Though Denise said she had “done a little bit of everything” in her different careers, she didn’t have “that piece of paper” to get her foot in the door. While she had a lot of experience, she received nothing but rejection from potential employers.
“They would say, ‘come back and see us when you have a diploma,’” Denise said.
So, she took charge and enrolled in the program — not without some trepidation.
“I had never heard of geometry or algebra,” she said of her first day sitting in the classroom. “I almost left the class that day.”
“But then I told myself that I wanted my degree that bad.”
So she went to work.
With the help of her teachers, Denise pushed through the depression and frustrations that came with re-educating herself after 46 out of the classroom. Now, after a year and a half, she will walk across the stage.
“If it wasn’t for my teachers, I couldn’t have done it,” she said. Her husband and former employers at Diebolt Lumber were there to support her as well.
“He (Gene) has been the best husband ever,” Denise said.
Denise said she has discovered more about herself than she ever thought she would through the program.
“It’s something I never thought I would achieve. I found out I was smarter in science than anything else,” she said. “I’m very proud of myself.”

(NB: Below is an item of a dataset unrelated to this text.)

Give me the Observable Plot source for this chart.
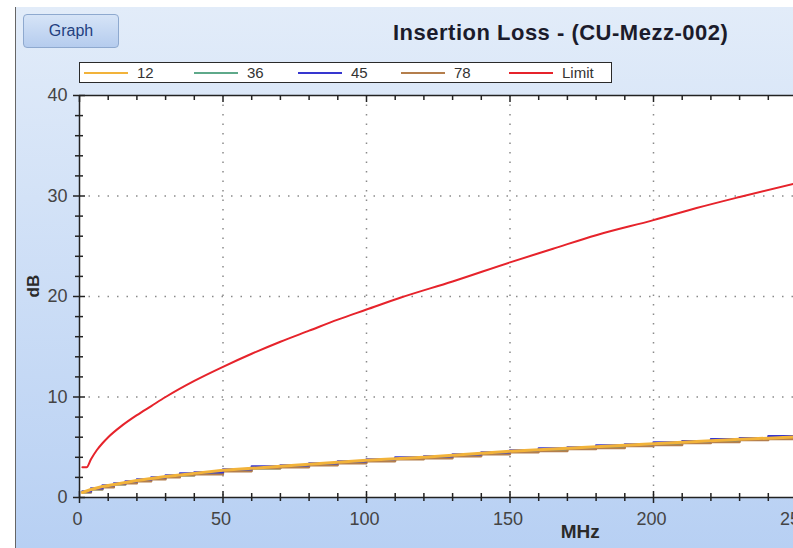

Now, five of Denise’s 10 siblings have gone back to get their high school diplomas — none of them attended high school as adolescents. Denise said she is going to hit the ground running after Monday, to find a job. She said she never would have guessed she’d be where she is now.
“You’ve got to be there for yourself,” she said. “Times are very hard.”
As she moved to get up from the table, she mentioned she’d heard that people in their 100s had gone back to get their high-school diploma — it reinforced the idea that it’s better-late-than-never for education in her mind.
“I wanted to make something of my life,” Denise said.
Maybe that “piece of paper” will help her achieve that goal. After all, she has paid her dues.